Zoals seismologen de zwaarte van een aardbeving weergeven in een waarde op de schaal van Richter, zo gebruiken kernfysici van de VN-atoomwaakhond IAEA de INES-schaal om de omvang van een kernramp aan te geven. De schaal loopt van 0 tot 7: tot niveau 4 spreekt de IAEA van een „incident” en vanaf dat niveau wordt het „een ongeluk.”
Niveau 0: Incident zonder gevolgen voor de veiligheid.
Niveau 1: Klein incident, zoals het uitvallen van de stroom en falen van een van de noodkoelinstallaties bij de hogefluxreactor bij Petten in Nederland in 2008.
Niveau 2: Incident met radioactieve besmetting. Dit had in 2008 plaats op de Spaanse kerncentrale Asco.
Niveau 3: Ernstig incident, waarbij de blootstelling beneden de grenswaarden blijft. Een voorbeeld is het lek in de centrale in het Belgische Fleurus waarbij in 2008 radioactief jodium vrijkwam.
Niveau 4: Ongeluk met gevolgen binnen de centrale. Het incident brengt een beperkt risico buiten de centrale met zich mee. De Japanse autoriteiten schaalden de problemen bij Fukushima 1 hier aanvankelijk in. Daarmee zou deze gebeurtenis even ernstig zijn als het veel onbekendere ongeval bij de centrale in het Japanse Tokaimura in 1999.

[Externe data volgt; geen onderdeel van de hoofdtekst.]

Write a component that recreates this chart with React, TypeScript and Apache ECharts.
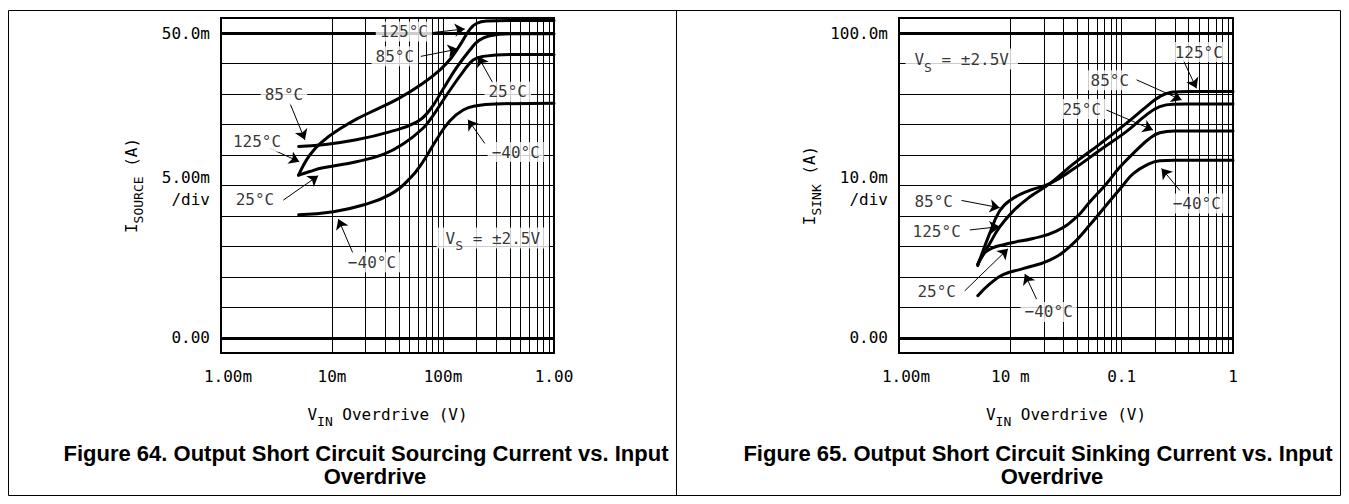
import { useEffect, useRef } from 'react';
import * as echarts from 'echarts';

const MONO = '"DejaVu Sans Mono", monospace';
const SANS = '"Liberation Sans", Arial, sans-serif';

// ---------- axis texts ----------
const SRC_X_LABELS = ['1.00m', '10m', '100m', '1.00'];
const SINK_X_LABELS = ['1.00m', '10 m', '0.1', '1'];
const SRC_Y_MAJOR = [0, 50];
const SRC_Y_LABELS = ['0.00', '50.0m'];
const SINK_Y_MAJOR = [0, 100];
const SINK_Y_LABELS = ['0.00', '100.0m'];

// ---------- grid lines ----------
const X_GRID = [
  0.002, 0.003, 0.004, 0.005, 0.006, 0.007, 0.008, 0.009,
  0.01, 0.02, 0.03, 0.04, 0.05, 0.06, 0.07, 0.08, 0.09,
  0.1, 0.2, 0.3, 0.4, 0.5, 0.6, 0.7, 0.8, 0.9,
];
const SRC_Y_GRID = [0, 5, 10, 15, 20, 25, 30, 35, 40, 45, 50];
const SINK_Y_GRID = [0, 10, 20, 30, 40, 50, 60, 70, 80, 90, 100];

// ---------- Figure 64: sourcing current (mA) vs overdrive (V) ----------
const SRC_125 = [
  [0.005, 26.7], [0.0063, 30.0], [0.0083, 32.3], [0.0118, 34.3], [0.0166, 35.9],
  [0.0252, 37.5], [0.04, 39.3], [0.066, 41.8], [0.094, 44.0], [0.118, 45.9],
  [0.145, 48.3], [0.174, 50.6], [0.2, 51.6], [0.25, 52.0], [0.4, 52.1], [1, 52.1],
];
const SRC_85 = [
  [0.005, 31.4], [0.0083, 31.7], [0.0166, 32.5], [0.033, 33.8], [0.0577, 35.4],
  [0.076, 37.4], [0.1, 40.8], [0.132, 44.3], [0.174, 47.2], [0.21, 48.8],
  [0.264, 49.6], [0.4, 49.9], [1, 49.9],
];
const SRC_25 = [
  [0.005, 26.7], [0.0063, 27.3], [0.0083, 27.9], [0.0166, 28.9], [0.029, 30.1],
  [0.0437, 31.8], [0.066, 34.4], [0.08, 36.3], [0.093, 38.1], [0.115, 40.6],
  [0.152, 43.7], [0.187, 45.6], [0.23, 46.2], [0.4, 46.5], [1, 46.5],
];
const SRC_M40 = [
  [0.005, 20.2], [0.0103, 20.7], [0.0191, 21.8], [0.0332, 23.5], [0.05, 26.1],
  [0.066, 28.9], [0.088, 32.6], [0.115, 35.6], [0.152, 37.4], [0.2, 38.1],
  [0.3, 38.4], [1, 38.5],
];

// ---------- Figure 65: sinking current (mA) vs overdrive (V) ----------
const SINK_125 = [
  [0.0051, 24.2], [0.0065, 30.8], [0.008, 36.3], [0.0106, 41.6], [0.0149, 46.2],
  [0.0226, 50.6], [0.0366, 57.0], [0.0636, 63.6], [0.11, 70.4], [0.167, 75.9],
  [0.22, 79.2], [0.29, 80.7], [0.4, 80.9], [1, 80.9],
];
const SINK_85 = [
  [0.0051, 23.7], [0.0065, 34.1], [0.008, 41.6], [0.0099, 45.1], [0.0149, 48.4],
  [0.0226, 50.6], [0.0366, 55.3], [0.0636, 61.6], [0.11, 67.7], [0.167, 73.2],
  [0.22, 75.9], [0.29, 76.7], [1, 76.8],
];
const SINK_25 = [
  [0.0051, 24.0], [0.0061, 28.4], [0.0092, 30.8], [0.016, 32.6], [0.0259, 35.0],
  [0.0393, 39.6], [0.0517, 44.6], [0.073, 50.6], [0.096, 56.0], [0.136, 61.6],
  [0.179, 65.5], [0.22, 67.3], [0.3, 67.9], [1, 67.9],
];
const SINK_M40 = [
  [0.0051, 13.8], [0.0065, 17.6], [0.0086, 20.7], [0.013, 22.7], [0.0226, 25.5],
  [0.0342, 29.9], [0.0517, 37.0], [0.073, 43.6], [0.103, 50.1], [0.127, 53.9],
  [0.167, 56.7], [0.22, 58.1], [0.3, 58.3], [1, 58.3],
];

// ---------- annotations (data coordinates: V, mA) ----------
const SRC_NOTES = [
  [0.0444, 50.3, '125°C'], [0.0368, 46.2, '85°C'], [0.383, 40.4, '25°C'], [0.452, 30.5, '−40°C'],
  [0.00369, 39.9, '85°C'], [0.00211, 32.2, '125°C'], [0.00202, 22.7, '25°C'], [0.0229, 12.4, '−40°C'],
  [0.281, 16.4, 'VS'],
];
const SRC_ARROWS = [
  [[0.0793, 50.1], [0.157, 50.7]],
  [[0.0631, 46.2], [0.136, 47.4]],
  [[0.282, 41.8], [0.207, 46.2]],
  [[0.238, 31.9], [0.168, 35.8]],
  [[0.00418, 38.5], [0.0057, 32.5]],
  [[0.00276, 31.1], [0.00507, 28.9]],
  [[0.00364, 22.6], [0.00751, 26.6]],
  [[0.0155, 13.8], [0.0114, 19.5]],
];
const SINK_NOTES = [
  [0.00366, 91.5, 'VS'], [0.493, 93.8, '125°C'], [0.0782, 84.6, '85°C'], [0.0438, 75.1, '25°C'],
  [0.473, 44.1, '−40°C'], [0.00205, 44.9, '85°C'], [0.00218, 35.0, '125°C'], [0.00218, 15.2, '25°C'],
  [0.0221, 8.5, '−40°C'],
];
const SINK_ARROWS = [
  [[0.356, 91.3], [0.47, 81.9]],
  [[0.136, 84.7], [0.345, 78.1]],
  [[0.073, 74.8], [0.191, 68.2]],
  [[0.333, 48.4], [0.228, 55.6]],
  [[0.00364, 45.1], [0.00803, 42.7]],
  [[0.00432, 35.4], [0.00803, 36.5]],
  [[0.00389, 15.4], [0.00953, 29.2]],
  [[0.0172, 12.7], [0.0135, 20.9]],
];

const subRich = {
  a: { fontFamily: MONO, fontSize: 16, lineHeight: 16, verticalAlign: 'top', color: '#000' },
  s: { fontFamily: MONO, fontSize: 13, lineHeight: 13, padding: [9, 0, 0, 0], verticalAlign: 'top', color: '#000' },
};

function curve(data: number[][], i: number) {
  return {
    type: 'line', data, xAxisIndex: i, yAxisIndex: i, symbol: 'none', showSymbol: false,
    smooth: 0.45, silent: true, z: 3,
    lineStyle: { color: '#000', width: 3, cap: 'round', join: 'round' },
  };
}

function gridSeries(i: number, yGrid: number[], yMajor: number[]) {
  return {
    type: 'line', data: [], xAxisIndex: i, yAxisIndex: i, silent: true, z: 1,
    markLine: {
      silent: true, symbol: 'none', z: 1, animation: false, label: { show: false },
      lineStyle: { color: '#000', width: 1, type: 'solid' },
      data: [
        ...X_GRID.map((v) => ({ xAxis: v, lineStyle: { color: '#000', width: 1, type: 'solid' } })),
        ...yGrid.map((v) => ({
          yAxis: v,
          lineStyle: { color: '#000', width: yMajor.includes(v) ? 3 : 1, type: 'solid' },
        })),
      ],
    },
  };
}

function arrowSeries(i: number, arrows: number[][][]) {
  return {
    type: 'line', data: [], xAxisIndex: i, yAxisIndex: i, silent: true, z: 5,
    markLine: {
      silent: true, z: 5, animation: false, symbol: ['none', 'arrow'], symbolSize: 10,
      label: { show: false },
      lineStyle: { color: '#000', width: 1, type: 'solid' },
      data: arrows.map(([a, b]) => [{ coord: a }, { coord: b }]),
    },
  };
}

function noteSeries(i: number, notes: any[]) {
  return {
    type: 'scatter', xAxisIndex: i, yAxisIndex: i, silent: true, z: 6,
    symbolSize: 1, itemStyle: { color: 'rgba(0,0,0,0)' },
    data: notes.map((n) => ({
      value: [n[0], n[1]], name: n[2],
      label: n[2] === 'VS' ? { padding: [3, 9, 2, 9] } : {},
    })),
    label: {
      show: true, position: 'inside', color: '#000', fontFamily: MONO, fontSize: 16,
      backgroundColor: '#fff', padding: [2, 4],
      formatter: (p: any) => (p.name === 'VS' ? '{a|V}{s|S}{a| = ±2.5V}' : p.name),
      rich: subRich,
    },
    labelLayout: { hideOverlap: false },
  };
}

function xAxis(i: number, labels: string[]) {
  return {
    type: 'log', logBase: 10, min: 0.001, max: 1, gridIndex: i,
    axisLine: { show: false }, axisTick: { show: false }, splitLine: { show: false },
    axisLabel: {
      margin: 15, color: '#000', fontFamily: MONO, fontSize: 16,
      formatter: (v: number) => {
        const k = Math.round(Math.log10(v)) + 3;
        const s = labels[k] ?? '';
        return k === 0 ? `{f|${s}}` : s;
      },
      rich: { f: { fontFamily: MONO, fontSize: 16, color: '#000', padding: [0, 0, 0, 14] } },
    },
    name: '{a|V}{s|IN}{a| Overdrive (V)}', nameLocation: 'middle', nameGap: 53,
    nameTextStyle: { rich: subRich },
  };
}

function yAxis(i: number, min: number, max: number, interval: number, major: number[], labels: string[], sub: string) {
  return {
    type: 'value', gridIndex: i, min, max, interval,
    axisLine: { show: false }, axisTick: { show: false }, splitLine: { show: false },
    axisLabel: {
      margin: 11, color: '#000', fontFamily: MONO, fontSize: 16,
      formatter: (v: number) => {
        const k = major.findIndex((m) => Math.abs(m - v) < 1e-6);
        return k >= 0 ? labels[k] : '';
      },
    },
    name: `{a|I}{s|${sub}}{a| (A)}`, nameLocation: 'middle', nameRotate: 90, nameGap: 82,
    nameTextStyle: { rich: subRich },
  };
}

function txt(text: string, x: number, y: number, font: string, align = 'center') {
  return {
    type: 'text', z: 10, silent: true,
    style: { text, x, y, font, fill: '#000', align, verticalAlign: 'middle', textAlign: align, textVerticalAlign: 'middle' },
  };
}

export default function App() {
  const ref = useRef<HTMLDivElement>(null);
  useEffect(() => {
    if (!ref.current) return;
    const chart = echarts.init(ref.current, undefined, { renderer: 'svg' });
    const mono16 = `16px ${MONO}`;
    const titleFont = `bold 22px ${SANS}`;
    chart.setOption({
      animation: false,
      backgroundColor: '#fff',
      grid: [
        { left: 221, top: 18, width: 333, height: 335, show: true, borderColor: '#000', borderWidth: 2, backgroundColor: 'transparent' },
        { left: 899, top: 18, width: 334, height: 335, show: true, borderColor: '#000', borderWidth: 2, backgroundColor: 'transparent' },
      ],
      xAxis: [xAxis(0, SRC_X_LABELS), xAxis(1, SINK_X_LABELS)],
      yAxis: [
        yAxis(0, -2.5, 52.5, 2.5, SRC_Y_MAJOR, SRC_Y_LABELS, 'SOURCE'),
        yAxis(1, -5, 105, 5, SINK_Y_MAJOR, SINK_Y_LABELS, 'SINK'),
      ],
      series: [
        gridSeries(0, SRC_Y_GRID, SRC_Y_MAJOR),
        gridSeries(1, SINK_Y_GRID, SINK_Y_MAJOR),
        curve(SRC_125, 0), curve(SRC_85, 0), curve(SRC_25, 0), curve(SRC_M40, 0),
        curve(SINK_125, 1), curve(SINK_85, 1), curve(SINK_25, 1), curve(SINK_M40, 1),
        arrowSeries(0, SRC_ARROWS), arrowSeries(1, SINK_ARROWS),
        noteSeries(0, SRC_NOTES), noteSeries(1, SINK_NOTES),
      ],
      graphic: [
        { type: 'rect', silent: true, shape: { x: 8.5, y: 10.5, width: 1332, height: 485 }, style: { fill: 'none', stroke: '#000', lineWidth: 1 } },
        { type: 'line', silent: true, shape: { x1: 676.5, y1: 10.5, x2: 676.5, y2: 495.5 }, style: { stroke: '#000', lineWidth: 1 } },
        txt('5.00m', 210, 177, mono16, 'right'),
        txt('/div', 210, 199, mono16, 'right'),
        txt('10.0m', 888, 177, mono16, 'right'),
        txt('/div', 888, 199, mono16, 'right'),
        txt('Figure 64. Output Short Circuit Sourcing Current vs. Input', 366, 453, titleFont),
        txt('Overdrive', 375, 476, titleFont),
        txt('Figure 65. Output Short Circuit Sinking Current vs. Input', 1038, 453, titleFont),
        txt('Overdrive', 1052, 476, titleFont),
      ],
    });
    return () => chart.dispose();
  }, []);
  return <div ref={ref} style={{ position: 'fixed', left: 0, top: 0, width: 1349, height: 504, background: '#fff' }} />;
}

Niveau 5: Ongeluk met gevolgen buiten de centrale. De gedeeltelijke meltdown van kerncentrale Three Mile Island in het Amerikaanse Harrisburg in 1979 staat op dit niveau. Een vergelijkbaar ongeval was de brand in de militaire centrale in het Britse Windscale in 1957.
Niveau 6: Ernstig ongeluk. De Franse en de Finse toezichthouders schalen de ramp bij de Fukushima 1-centrale in op dit niveau. Een andere ramp van dit kaliber had plaats toen de regio rond de opwerkingsfabriek in Ozjorsk in de voormalige Sovjet-Unie in 1957 zwaar vervuild raakte met radioactief materiaal.
Niveau 7: Zeer groot ongeluk met grote gevolgen voor gezondheid en milieu. De kernramp bij Tsjernobyl in 1986 valt in deze hoogste categorie.